Dan outlines the problems you actually run into in many high schools:
4. Our mobile computer lab a) comprised just fifteen laptops, and b) was available for check-out only once a week, c) if that.
5. Kids lost work. I had them send their Excel files to themselves and then download the attachment the next day. Trouble was kids sent old files to themselves or they named files computer arsenic like "<<xxxx….davidsfeltronz!!!….xxxx.xls>>" which put both Excel and Gmail into simultaneous cardiac arrest.
6. I overestimated my students' computer fluency. Name it: locating saved files, opening programs, using a trackpad, using modifier keys, sending e-mail. These tasks all required constant, patient re-explanation. Missed that mark by a country mile.
7. None of them had used Excel before. Ever. Many didn't have it at home. One triumph of this project — recognized by a lot of students — is that my kids are now somewhere in the top quintile of Excel users.
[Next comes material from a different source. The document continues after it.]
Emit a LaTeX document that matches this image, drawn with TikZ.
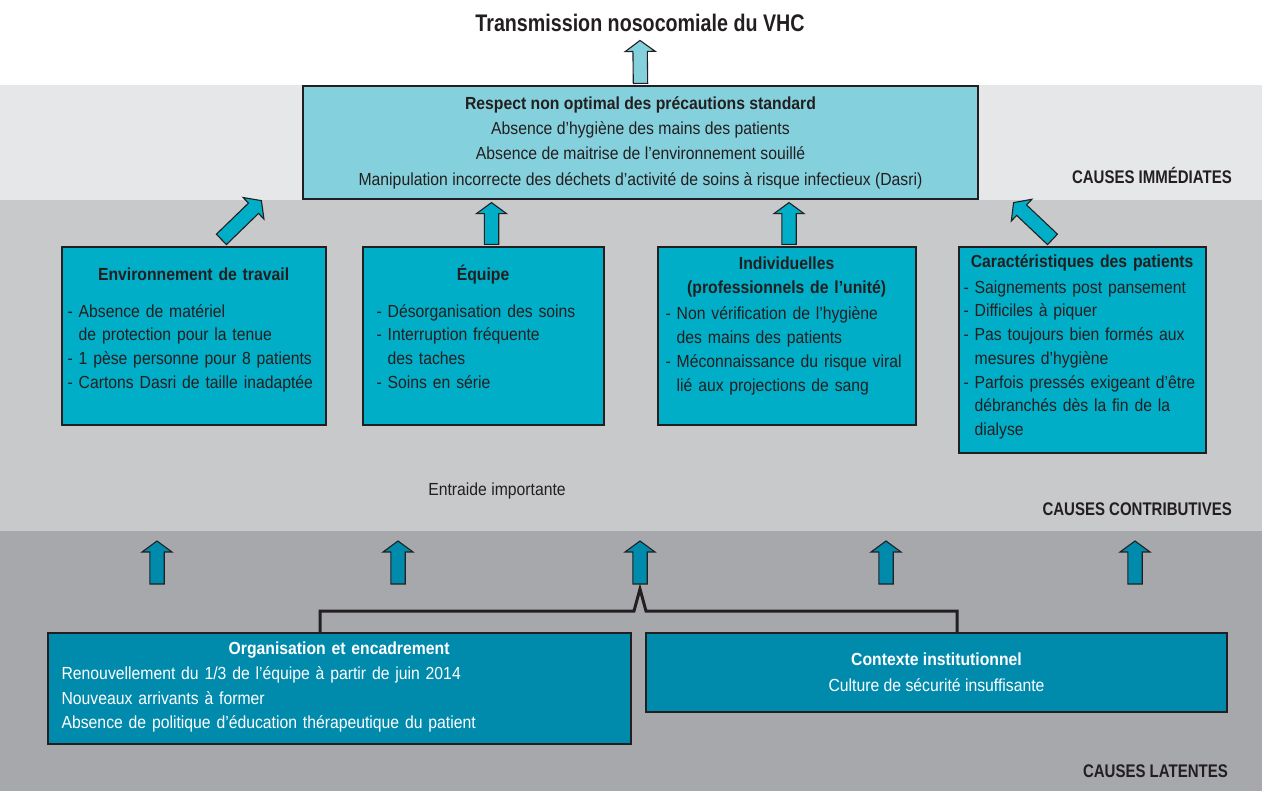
\documentclass[tikz,border=0pt]{standalone}
\usepackage{fontspec}
\setmainfont{Liberation Sans}[FakeStretch=0.9]
\newfontfamily\narrowfont{Liberation Sans}[FakeStretch=0.82]
\usetikzlibrary{positioning,calc}

\definecolor{ink}{HTML}{231F20}
\definecolor{bandA}{HTML}{E6E7E9}
\definecolor{bandB}{HTML}{C8C9CB}
\definecolor{bandC}{HTML}{A7A8AC}
\definecolor{paleteal}{HTML}{84D0DC}
\definecolor{midteal}{HTML}{00AEC7}
\definecolor{deepteal}{HTML}{008BAD}

\newcommand{\boxtitle}[1]{\makebox[\hsize]{\rule{0pt}{16pt}\bfseries #1}}
% block arrow from #2 to #3, filled with #1
\newcommand{\fatarrow}[3]{%
  \draw[fatedge, fill=#1] let \p1=(#2), \p2=(#3),
      \n1={atan2(\y2-\y1,\x2-\x1)}, \n2={veclen(\x2-\x1,\y2-\y1)} in
    [shift={(\p1)}, rotate=\n1]
    (0pt,-7.2pt) -- ({\n2-11pt},-7.2pt) -- ({\n2-11pt},-15pt) -- ({\n2+0pt},0pt)
    -- ({\n2-11pt},15pt) -- ({\n2-11pt},7.2pt) -- (0pt,7.2pt) -- cycle;}

\begin{document}
\begin{tikzpicture}[x=1pt, y=-1pt,
    font=\fontsize{17.5}{23.7}\selectfont, text=ink,
    box/.style={draw=ink, line width=1.2pt, inner sep=0pt},
    topbox/.style={box, fill=paleteal, align=center, minimum width=675pt,
      minimum height=113pt, font=\fontsize{17.5}{25.3}\selectfont},
    midbox/.style={box, fill=midteal, minimum width=#1},
    lowbox/.style={box, fill=deepteal, text=white},
    boxtext/.style={inner sep=0pt, align=left},
    titletext/.style={inner sep=0pt, font=\narrowfont\fontsize{24}{26}\selectfont\bfseries},
    layerlabel/.style={inner sep=0pt, anchor=base east, font=\narrowfont\fontsize{18.3}{20}\selectfont\bfseries},
    fatedge/.style={draw=ink, line width=1.1pt, line join=miter},
    bracket/.style={draw=ink, line width=3pt, line join=miter}]
\useasboundingbox (0,0) rectangle (1262,791);

% layers
\fill[bandA] (0,85) rectangle (1262,200);
\fill[bandB] (0,200) rectangle (1262,531);
\fill[bandC] (0,531) rectangle (1262,791);

\node[titletext, anchor=base] (title) at (640,32) {Transmission nosocomiale du VHC};
\node[topbox] (precau) at (640.5,142.5) {\textbf{Respect non optimal des précautions standard}\\
  Absence d’hygiène des mains des patients\\
  Absence de maitrise de l’environnement souillé\\
  Manipulation incorrecte des déchets d’activité de soins à risque infectieux (Dasri)};

% contributive causes
\node[midbox=264pt, minimum height=178pt] (env) at (194,336) {};
\node[midbox=241pt, minimum height=178pt] (equipe) at (483.5,336) {};
\node[midbox=258pt, minimum height=178pt] (indiv) at (787,336) {};
\node[midbox=247pt, minimum height=206pt] (carac) at (1082.5,350) {};

\node[boxtext, text width=252pt, below right=18pt and 6pt of env.north west] (envtext)
  {\boxtitle{Environnement de travail}\\[13pt]
   - Absence de matériel\\
   \phantom{- }de protection pour la tenue\\
   - 1 pèse personne pour 8 patients\\
   - Cartons Dasri de taille inadaptée};
\node[boxtext, text width=213pt, below right=18pt and 14pt of equipe.north west] (equipetext)
  {\boxtitle{Équipe}\\[13pt]
   - Désorganisation des soins\\
   - Interruption fréquente\\
   \phantom{- }des taches\\
   - Soins en série};
\node[boxtext, text width=242pt, below right=7pt and 8pt of indiv.north west] (indivtext)
  {\boxtitle{Individuelles}\\
   \boxtitle{(professionnels de l’unité)}\\[3pt]
   - Non vérification de l’hygiène\\
   \phantom{- }des mains des patients\\
   - Méconnaissance du risque viral\\
   \phantom{- }lié aux projections de sang};
\node[boxtext, text width=237pt, below right=5pt and 5pt of carac.north west] (caractext)
  {\boxtitle{Caractéristiques des patients}\\[2pt]
   - Saignements post pansement\\
   - Difficiles à piquer\\
   - Pas toujours bien formés aux\\
   \phantom{- }mesures d’hygiène\\
   - Parfois pressés exigeant d’être\\
   \phantom{- }débranchés dès la fin de la\\
   \phantom{- }dialyse};

\node[inner sep=0pt, anchor=base] (entraide) at (497,496) {Entraide importante};

% latent causes
\node[lowbox, minimum width=583pt, minimum height=111pt] (org) at (339.5,688.5) {};
\node[boxtext, text=white, text width=555pt, font=\fontsize{17.5}{24.7}\selectfont,
  below right=6pt and 14pt of org.north west] (orgtext)
  {\boxtitle{Organisation et encadrement}\\
   Renouvellement du 1/3 de l’équipe à partir de juin 2014\\
   Nouveaux arrivants à former\\
   Absence de politique d’éducation thérapeutique du patient};
\node[lowbox, align=center, minimum width=581pt, minimum height=79pt,
  font=\fontsize{17.5}{26}\selectfont] (ctx) at (936.5,672.5)
  {\textbf{Contexte institutionnel}\\ Culture de sécurité insuffisante};

\node[layerlabel] (immediate) at (1232,184) {CAUSES IMMÉDIATES};
\node[layerlabel] (contrib) at (1232,516) {CAUSES CONTRIBUTIVES};
\node[layerlabel] (latent) at (1228,777) {CAUSES LATENTES};

\foreach \x [count=\i] in {157,398,640,886,1135} {
  \coordinate (lat\i) at (\x,584);
  \coordinate (con\i) at (\x,541);
}
\draw[bracket] ($(org.north)+(-19.5,0)$) |- ($(lat3)+(-6,27)$) -- ($(lat3)+(0,5)$)
  -- ($(lat3)+(6,27)$) -| ($(ctx.north)+(20.5,0)$);

% arrows
\fatarrow{paleteal}{$(precau.north)+(0,-2)$}{$(title.south)+(0,8)$}
\fatarrow{midteal}{$(env.north west)+(160,-7)$}{$(precau.south west)+(-41,1)$}
\fatarrow{midteal}{$(equipe.north)+(8,-2)$}{$(equipe.north |- precau.south)+(8,3)$}
\fatarrow{midteal}{$(indiv.north)+(2,-2)$}{$(indiv.north |- precau.south)+(2,3)$}
\fatarrow{midteal}{$(carac.north)+(-30,-7)$}{$(precau.south east)+(35,3)$}
\foreach \i in {1,...,5} {
  \fatarrow{deepteal}{lat\i}{con\i}
}
\end{tikzpicture}
\end{document}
This will doubtlessly prove useful again in their lives — not in the when-will-we-ever-use-this-in-real-life? sense, like they won't be able to find food or shelter without Excel, just that it will open up a lot of interesting opportunities.
If you don't understand this, most of what you write about ed-tech policy is fantasy.
Also, the proposition that we can solve this problem by spending more money while following the same IT strategies that got in this already expensive mess is an even greater fantasy.
You are also delusional if you don't think that it is a grave problem that high school students can't do the above.